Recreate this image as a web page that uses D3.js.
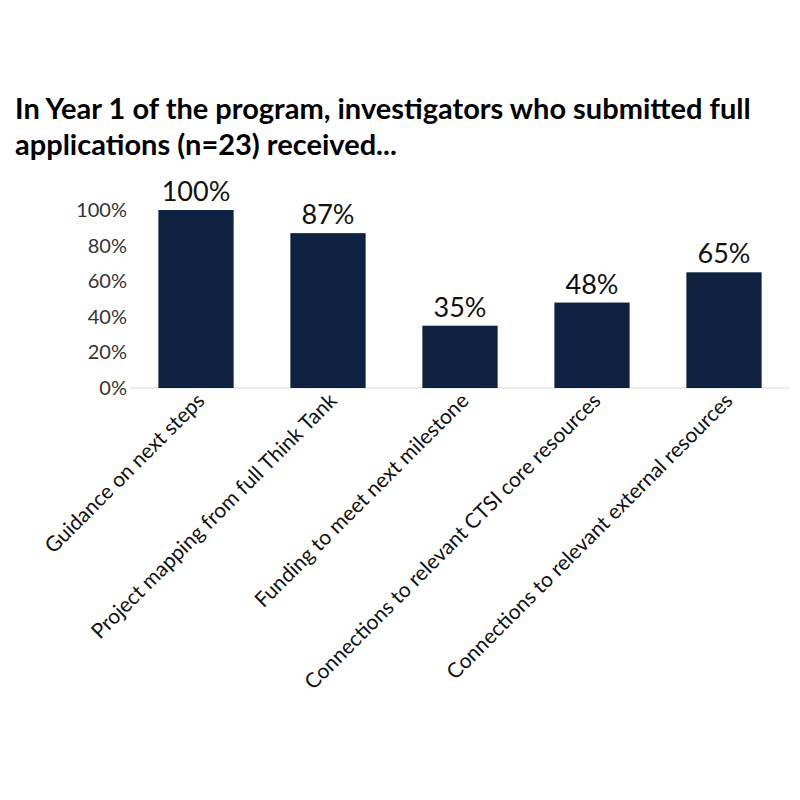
<!DOCTYPE html>
<html><head><meta charset="utf-8">
<script src="https://cdn.jsdelivr.net/npm/d3@7"></script>
<style>body{margin:0;background:#fff}</style></head>
<body><svg id="c" width="800" height="800"></svg>
<script>
const categories=["Guidance on next steps","Project mapping from full Think Tank","Funding to meet next milestone","Connections to relevant CTSI core resources","Connections to relevant external resources"];
const values=[100,87,35,48,65];
const ticks=[0,20,40,60,80,100];
const titleLines=["In Year 1 of the program, investigators who submitted full","applications (n=23) received..."];
const svg=d3.select("#c");
const F="Lato, 'Open Sans', sans-serif";
svg.append("rect").attr("width",800).attr("height",800).attr("fill","#fff");
svg.selectAll("text.t").data(titleLines).join("text").attr("x",15).attr("y",(d,i)=>119+i*36)
 .attr("font-family",F).attr("font-weight","bold").attr("font-size",29).attr("fill","#000").text(d=>d);
const x=d3.scaleBand().domain(categories).range([130,790]).paddingInner(0.43).paddingOuter(0.215);
const y=d3.scaleLinear().domain([0,100]).range([388,210]);
const ya=svg.append("g").attr("transform","translate(130,0)").call(d3.axisLeft(y).tickValues(ticks).tickFormat(d=>d+"%").tickSize(0).tickPadding(3));
ya.select(".domain").remove();
ya.selectAll("text").attr("font-family",F).attr("font-size",20).attr("fill","#333");
svg.append("line").attr("x1",130).attr("x2",790).attr("y1",y(0)).attr("y2",y(0)).attr("stroke","#d9d9d9");
svg.selectAll("rect.b").data(values).join("rect").attr("x",(d,i)=>x(categories[i])).attr("width",x.bandwidth())
 .attr("y",d=>y(d)).attr("height",d=>y(0)-y(d)).attr("fill","#0e2141");
svg.selectAll("text.v").data(values).join("text").attr("x",(d,i)=>x(categories[i])+x.bandwidth()/2).attr("y",d=>y(d)-9)
 .attr("text-anchor","middle").attr("font-family",F).attr("font-size",27).attr("fill","#111").text(d=>d+"%");
svg.selectAll("text.c").data(categories).join("text")
 .attr("transform",d=>`translate(${x(d)+x.bandwidth()/2+10},${y(0)+14}) rotate(-45)`)
 .attr("text-anchor","end").attr("font-family",F).attr("font-size",21).attr("fill","#111").text(d=>d);
</script></body></html>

**EXERCISE GOAL:** Quote the data exactly, leaving every image out of the copy.

**COMPLETE ANSWER:**
Recreate this image as a web page that uses D3.js.
<!DOCTYPE html>
<html><head><meta charset="utf-8">
<script src="https://cdn.jsdelivr.net/npm/d3@7"></script>
<style>body{margin:0;background:#fff}</style></head>
<body><svg id="c" width="800" height="800"></svg>
<script>
const categories=["Guidance on next steps","Project mapping from full Think Tank","Funding to meet next milestone","Connections to relevant CTSI core resources","Connections to relevant external resources"];
const values=[100,87,35,48,65];
const ticks=[0,20,40,60,80,100];
const titleLines=["In Year 1 of the program, investigators who submitted full","applications (n=23) received..."];
const svg=d3.select("#c");
const F="Lato, 'Open Sans', sans-serif";
svg.append("rect").attr("width",800).attr("height",800).attr("fill","#fff");
svg.selectAll("text.t").data(titleLines).join("text").attr("x",15).attr("y",(d,i)=>119+i*36)
 .attr("font-family",F).attr("font-weight","bold").attr("font-size",29).attr("fill","#000").text(d=>d);
const x=d3.scaleBand().domain(categories).range([130,790]).paddingInner(0.43).paddingOuter(0.215);
const y=d3.scaleLinear().domain([0,100]).range([388,210]);
const ya=svg.append("g").attr("transform","translate(130,0)").call(d3.axisLeft(y).tickValues(ticks).tickFormat(d=>d+"%").tickSize(0).tickPadding(3));
ya.select(".domain").remove();
ya.selectAll("text").attr("font-family",F).attr("font-size",20).attr("fill","#333");
svg.append("line").attr("x1",130).attr("x2",790).attr("y1",y(0)).attr("y2",y(0)).attr("stroke","#d9d9d9");
svg.selectAll("rect.b").data(values).join("rect").attr("x",(d,i)=>x(categories[i])).attr("width",x.bandwidth())
 .attr("y",d=>y(d)).attr("height",d=>y(0)-y(d)).attr("fill","#0e2141");
svg.selectAll("text.v").data(values).join("text").attr("x",(d,i)=>x(categories[i])+x.bandwidth()/2).attr("y",d=>y(d)-9)
 .attr("text-anchor","middle").attr("font-family",F).attr("font-size",27).attr("fill","#111").text(d=>d+"%");
svg.selectAll("text.c").data(categories).join("text")
 .attr("transform",d=>`translate(${x(d)+x.bandwidth()/2+10},${y(0)+14}) rotate(-45)`)
 .attr("text-anchor","end").attr("font-family",F).attr("font-size",21).attr("fill","#111").text(d=>d);
</script></body></html>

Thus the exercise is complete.